* **Goal**:
The listing below is the input. Say how many of its lines contain "this", giving the number alone.

-- Begin Extracted records --

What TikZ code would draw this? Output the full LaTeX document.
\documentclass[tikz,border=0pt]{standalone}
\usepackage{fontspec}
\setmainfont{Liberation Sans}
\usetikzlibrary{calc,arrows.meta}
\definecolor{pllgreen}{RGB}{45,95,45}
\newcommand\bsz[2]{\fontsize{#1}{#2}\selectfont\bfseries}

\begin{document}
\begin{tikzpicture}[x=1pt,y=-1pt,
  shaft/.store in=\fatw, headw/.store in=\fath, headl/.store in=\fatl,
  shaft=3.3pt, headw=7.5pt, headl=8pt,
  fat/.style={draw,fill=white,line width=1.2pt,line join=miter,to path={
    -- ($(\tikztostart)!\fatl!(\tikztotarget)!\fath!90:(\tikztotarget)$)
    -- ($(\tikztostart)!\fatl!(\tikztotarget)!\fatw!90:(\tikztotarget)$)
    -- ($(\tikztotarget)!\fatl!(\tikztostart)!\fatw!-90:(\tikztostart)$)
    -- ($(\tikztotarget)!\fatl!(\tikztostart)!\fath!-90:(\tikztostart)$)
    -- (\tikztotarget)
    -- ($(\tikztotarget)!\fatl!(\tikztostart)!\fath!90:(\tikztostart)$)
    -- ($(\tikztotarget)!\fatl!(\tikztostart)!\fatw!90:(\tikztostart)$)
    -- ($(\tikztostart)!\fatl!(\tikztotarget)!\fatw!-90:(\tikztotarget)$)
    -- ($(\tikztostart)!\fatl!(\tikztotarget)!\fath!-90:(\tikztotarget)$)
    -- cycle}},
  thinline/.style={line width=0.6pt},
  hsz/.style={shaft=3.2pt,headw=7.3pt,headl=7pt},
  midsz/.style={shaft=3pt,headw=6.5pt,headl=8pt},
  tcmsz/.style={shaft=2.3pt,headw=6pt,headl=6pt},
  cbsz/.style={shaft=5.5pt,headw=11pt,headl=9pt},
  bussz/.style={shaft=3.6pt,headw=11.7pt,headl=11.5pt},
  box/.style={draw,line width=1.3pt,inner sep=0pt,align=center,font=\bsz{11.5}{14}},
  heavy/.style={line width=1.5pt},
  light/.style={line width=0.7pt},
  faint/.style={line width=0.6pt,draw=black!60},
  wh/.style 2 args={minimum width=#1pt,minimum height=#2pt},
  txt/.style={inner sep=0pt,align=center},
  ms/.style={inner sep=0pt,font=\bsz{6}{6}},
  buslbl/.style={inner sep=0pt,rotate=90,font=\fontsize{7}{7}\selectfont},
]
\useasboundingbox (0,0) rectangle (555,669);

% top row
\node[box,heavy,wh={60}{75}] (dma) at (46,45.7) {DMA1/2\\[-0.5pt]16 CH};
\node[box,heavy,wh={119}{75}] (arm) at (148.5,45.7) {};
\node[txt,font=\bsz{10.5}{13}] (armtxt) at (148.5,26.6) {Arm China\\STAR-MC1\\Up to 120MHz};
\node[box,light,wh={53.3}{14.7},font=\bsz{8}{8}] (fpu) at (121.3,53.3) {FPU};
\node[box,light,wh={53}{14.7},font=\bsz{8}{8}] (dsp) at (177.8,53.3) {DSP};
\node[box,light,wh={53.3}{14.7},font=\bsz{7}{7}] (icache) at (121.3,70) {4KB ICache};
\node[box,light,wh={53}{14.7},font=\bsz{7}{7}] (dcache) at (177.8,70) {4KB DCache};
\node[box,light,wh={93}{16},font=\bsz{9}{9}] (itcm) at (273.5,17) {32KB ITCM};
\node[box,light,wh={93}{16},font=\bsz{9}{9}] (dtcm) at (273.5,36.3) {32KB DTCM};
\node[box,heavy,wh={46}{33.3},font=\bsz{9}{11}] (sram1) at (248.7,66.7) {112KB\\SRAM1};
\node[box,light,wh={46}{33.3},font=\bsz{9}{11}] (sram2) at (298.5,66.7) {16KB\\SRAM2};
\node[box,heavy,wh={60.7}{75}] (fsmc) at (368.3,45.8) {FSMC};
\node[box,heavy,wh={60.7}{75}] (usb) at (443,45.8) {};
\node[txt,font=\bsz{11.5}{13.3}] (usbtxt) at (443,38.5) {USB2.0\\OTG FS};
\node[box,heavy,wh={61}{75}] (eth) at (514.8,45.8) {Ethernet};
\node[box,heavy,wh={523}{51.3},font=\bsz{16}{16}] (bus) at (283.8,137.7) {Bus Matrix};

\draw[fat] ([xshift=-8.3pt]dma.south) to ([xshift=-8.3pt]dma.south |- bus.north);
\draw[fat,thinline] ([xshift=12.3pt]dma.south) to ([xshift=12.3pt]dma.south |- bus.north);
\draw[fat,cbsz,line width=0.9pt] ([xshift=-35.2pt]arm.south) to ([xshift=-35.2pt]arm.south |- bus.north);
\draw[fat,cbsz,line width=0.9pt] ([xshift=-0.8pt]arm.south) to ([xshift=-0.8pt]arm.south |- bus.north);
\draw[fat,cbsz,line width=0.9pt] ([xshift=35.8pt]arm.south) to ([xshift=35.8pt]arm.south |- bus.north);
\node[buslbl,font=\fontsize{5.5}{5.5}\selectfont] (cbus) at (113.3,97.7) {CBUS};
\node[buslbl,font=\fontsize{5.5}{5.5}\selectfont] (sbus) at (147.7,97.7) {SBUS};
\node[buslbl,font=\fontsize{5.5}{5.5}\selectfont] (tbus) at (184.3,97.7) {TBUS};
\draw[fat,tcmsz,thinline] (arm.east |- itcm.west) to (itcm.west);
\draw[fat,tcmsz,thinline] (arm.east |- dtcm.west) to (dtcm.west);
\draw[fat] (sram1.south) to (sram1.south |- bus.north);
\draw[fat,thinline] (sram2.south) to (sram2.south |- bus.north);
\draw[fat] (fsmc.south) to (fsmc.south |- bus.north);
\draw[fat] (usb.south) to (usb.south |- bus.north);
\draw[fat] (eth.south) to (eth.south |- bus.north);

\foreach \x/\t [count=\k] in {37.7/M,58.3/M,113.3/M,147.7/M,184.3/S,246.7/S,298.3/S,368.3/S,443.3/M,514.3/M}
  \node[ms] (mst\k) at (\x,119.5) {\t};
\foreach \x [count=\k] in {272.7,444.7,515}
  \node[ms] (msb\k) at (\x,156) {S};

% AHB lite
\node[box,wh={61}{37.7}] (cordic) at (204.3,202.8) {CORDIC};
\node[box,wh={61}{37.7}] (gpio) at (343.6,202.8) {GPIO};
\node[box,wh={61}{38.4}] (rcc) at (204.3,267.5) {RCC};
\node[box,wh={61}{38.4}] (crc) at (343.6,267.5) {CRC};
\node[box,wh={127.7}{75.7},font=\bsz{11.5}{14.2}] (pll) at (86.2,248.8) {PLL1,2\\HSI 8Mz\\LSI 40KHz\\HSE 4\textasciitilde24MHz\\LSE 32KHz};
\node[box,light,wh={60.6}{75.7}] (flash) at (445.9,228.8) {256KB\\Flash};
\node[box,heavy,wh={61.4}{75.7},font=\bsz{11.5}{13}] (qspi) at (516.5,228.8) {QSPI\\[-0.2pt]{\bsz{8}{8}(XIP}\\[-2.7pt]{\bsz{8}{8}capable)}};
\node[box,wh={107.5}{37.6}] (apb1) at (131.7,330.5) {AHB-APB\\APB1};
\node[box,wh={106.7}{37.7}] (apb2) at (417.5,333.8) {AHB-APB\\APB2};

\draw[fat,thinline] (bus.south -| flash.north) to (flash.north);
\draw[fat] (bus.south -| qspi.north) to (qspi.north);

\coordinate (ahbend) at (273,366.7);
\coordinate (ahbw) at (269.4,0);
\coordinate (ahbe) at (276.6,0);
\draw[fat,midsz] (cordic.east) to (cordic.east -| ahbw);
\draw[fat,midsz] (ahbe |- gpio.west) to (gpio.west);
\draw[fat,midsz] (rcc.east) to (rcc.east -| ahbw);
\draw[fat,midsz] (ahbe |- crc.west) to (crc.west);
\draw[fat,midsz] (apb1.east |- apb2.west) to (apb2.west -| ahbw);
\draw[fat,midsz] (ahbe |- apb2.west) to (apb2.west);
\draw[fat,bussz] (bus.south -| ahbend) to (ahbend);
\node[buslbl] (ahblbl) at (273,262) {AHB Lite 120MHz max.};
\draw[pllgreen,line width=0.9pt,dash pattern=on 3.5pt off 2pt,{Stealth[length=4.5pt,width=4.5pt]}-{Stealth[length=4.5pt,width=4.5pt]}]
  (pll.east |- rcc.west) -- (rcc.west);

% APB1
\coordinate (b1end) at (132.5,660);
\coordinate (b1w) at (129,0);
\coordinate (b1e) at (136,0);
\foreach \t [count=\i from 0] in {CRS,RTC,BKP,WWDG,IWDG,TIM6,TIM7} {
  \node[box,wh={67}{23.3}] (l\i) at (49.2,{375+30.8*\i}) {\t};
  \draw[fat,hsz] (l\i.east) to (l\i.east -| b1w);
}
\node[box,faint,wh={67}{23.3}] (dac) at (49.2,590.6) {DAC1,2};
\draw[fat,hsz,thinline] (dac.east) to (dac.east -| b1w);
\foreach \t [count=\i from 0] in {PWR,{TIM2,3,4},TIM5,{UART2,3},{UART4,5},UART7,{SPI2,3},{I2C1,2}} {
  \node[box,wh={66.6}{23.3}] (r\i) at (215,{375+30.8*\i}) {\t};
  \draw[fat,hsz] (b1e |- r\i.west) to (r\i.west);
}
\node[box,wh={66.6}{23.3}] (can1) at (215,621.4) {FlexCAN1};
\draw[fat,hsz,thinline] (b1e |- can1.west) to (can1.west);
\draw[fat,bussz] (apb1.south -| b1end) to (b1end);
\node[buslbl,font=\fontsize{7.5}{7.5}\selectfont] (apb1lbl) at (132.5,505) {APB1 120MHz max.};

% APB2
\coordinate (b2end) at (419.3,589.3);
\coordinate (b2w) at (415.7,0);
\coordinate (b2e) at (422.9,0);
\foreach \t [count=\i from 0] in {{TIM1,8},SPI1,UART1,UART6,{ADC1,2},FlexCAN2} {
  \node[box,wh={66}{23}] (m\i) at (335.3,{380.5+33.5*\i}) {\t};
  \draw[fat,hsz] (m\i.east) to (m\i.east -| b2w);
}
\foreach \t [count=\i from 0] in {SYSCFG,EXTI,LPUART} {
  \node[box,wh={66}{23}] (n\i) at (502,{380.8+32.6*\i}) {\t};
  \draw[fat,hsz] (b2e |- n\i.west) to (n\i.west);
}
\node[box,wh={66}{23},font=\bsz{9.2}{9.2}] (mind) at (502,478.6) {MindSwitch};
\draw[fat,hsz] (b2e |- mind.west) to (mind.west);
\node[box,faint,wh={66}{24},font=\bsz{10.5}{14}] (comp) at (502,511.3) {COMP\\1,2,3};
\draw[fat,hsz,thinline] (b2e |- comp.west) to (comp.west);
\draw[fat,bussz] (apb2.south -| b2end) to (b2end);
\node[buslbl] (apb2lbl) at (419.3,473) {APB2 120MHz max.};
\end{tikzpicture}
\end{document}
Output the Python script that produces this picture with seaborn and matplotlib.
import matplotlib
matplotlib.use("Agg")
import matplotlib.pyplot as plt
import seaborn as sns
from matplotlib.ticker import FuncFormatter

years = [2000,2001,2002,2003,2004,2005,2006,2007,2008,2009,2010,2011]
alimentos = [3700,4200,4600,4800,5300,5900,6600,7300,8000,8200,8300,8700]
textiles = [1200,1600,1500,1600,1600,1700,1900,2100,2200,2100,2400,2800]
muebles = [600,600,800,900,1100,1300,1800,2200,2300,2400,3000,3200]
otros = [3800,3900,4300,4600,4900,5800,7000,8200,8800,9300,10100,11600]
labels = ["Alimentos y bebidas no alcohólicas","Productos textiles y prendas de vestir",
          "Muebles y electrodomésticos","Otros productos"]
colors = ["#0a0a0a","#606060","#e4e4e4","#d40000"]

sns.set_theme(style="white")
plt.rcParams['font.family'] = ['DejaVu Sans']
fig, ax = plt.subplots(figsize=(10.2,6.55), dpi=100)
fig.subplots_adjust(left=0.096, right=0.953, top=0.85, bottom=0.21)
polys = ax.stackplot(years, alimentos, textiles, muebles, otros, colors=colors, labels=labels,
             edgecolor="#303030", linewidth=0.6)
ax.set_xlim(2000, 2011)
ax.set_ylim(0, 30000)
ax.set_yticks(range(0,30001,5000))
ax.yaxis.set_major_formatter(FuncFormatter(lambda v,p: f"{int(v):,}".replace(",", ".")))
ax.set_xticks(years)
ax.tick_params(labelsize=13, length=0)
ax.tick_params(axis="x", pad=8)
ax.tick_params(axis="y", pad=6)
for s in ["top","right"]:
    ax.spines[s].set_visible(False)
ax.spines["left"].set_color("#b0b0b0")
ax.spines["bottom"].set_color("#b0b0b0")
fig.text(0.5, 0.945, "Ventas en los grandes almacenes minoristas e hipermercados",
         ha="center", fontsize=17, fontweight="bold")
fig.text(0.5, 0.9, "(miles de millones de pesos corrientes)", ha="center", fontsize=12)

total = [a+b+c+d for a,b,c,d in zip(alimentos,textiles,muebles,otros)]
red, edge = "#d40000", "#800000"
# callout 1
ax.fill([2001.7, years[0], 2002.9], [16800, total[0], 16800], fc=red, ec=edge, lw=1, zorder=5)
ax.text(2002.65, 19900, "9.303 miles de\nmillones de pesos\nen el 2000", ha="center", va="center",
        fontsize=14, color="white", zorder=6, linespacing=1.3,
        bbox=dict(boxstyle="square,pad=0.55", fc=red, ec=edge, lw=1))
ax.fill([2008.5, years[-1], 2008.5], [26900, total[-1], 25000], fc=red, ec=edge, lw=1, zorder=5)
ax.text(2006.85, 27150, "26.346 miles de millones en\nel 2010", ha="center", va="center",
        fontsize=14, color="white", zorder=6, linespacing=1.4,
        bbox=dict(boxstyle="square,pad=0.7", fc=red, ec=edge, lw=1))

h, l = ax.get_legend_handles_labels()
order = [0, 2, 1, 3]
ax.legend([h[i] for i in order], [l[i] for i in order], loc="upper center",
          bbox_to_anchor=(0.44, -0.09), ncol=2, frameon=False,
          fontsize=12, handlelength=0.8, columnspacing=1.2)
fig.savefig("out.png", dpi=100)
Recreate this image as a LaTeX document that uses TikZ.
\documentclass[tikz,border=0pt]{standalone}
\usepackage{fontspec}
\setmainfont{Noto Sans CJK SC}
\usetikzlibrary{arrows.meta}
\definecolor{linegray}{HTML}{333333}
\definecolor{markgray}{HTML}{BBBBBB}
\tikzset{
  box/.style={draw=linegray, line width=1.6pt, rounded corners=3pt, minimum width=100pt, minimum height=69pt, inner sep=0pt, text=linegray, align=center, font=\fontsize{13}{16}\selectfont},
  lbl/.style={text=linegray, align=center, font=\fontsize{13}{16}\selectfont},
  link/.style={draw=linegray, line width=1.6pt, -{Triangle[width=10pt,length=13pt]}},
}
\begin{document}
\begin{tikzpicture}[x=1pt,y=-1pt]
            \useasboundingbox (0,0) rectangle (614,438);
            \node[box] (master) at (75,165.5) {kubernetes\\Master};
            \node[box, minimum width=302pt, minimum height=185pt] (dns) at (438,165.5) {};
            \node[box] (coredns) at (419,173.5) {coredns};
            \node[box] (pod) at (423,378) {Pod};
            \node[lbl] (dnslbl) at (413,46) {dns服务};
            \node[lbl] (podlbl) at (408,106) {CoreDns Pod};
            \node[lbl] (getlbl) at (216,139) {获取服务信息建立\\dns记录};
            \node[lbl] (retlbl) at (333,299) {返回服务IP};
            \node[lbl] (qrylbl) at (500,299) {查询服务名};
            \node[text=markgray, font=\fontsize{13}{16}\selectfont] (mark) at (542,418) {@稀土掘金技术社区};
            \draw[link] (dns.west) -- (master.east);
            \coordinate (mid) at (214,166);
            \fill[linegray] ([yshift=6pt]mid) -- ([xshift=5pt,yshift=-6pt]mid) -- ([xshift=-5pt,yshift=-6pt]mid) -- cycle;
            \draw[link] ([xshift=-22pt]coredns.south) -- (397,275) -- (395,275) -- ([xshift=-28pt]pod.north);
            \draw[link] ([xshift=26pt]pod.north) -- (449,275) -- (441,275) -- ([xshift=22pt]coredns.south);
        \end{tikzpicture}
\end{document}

-- End Extracted records --

* **Final result**:
3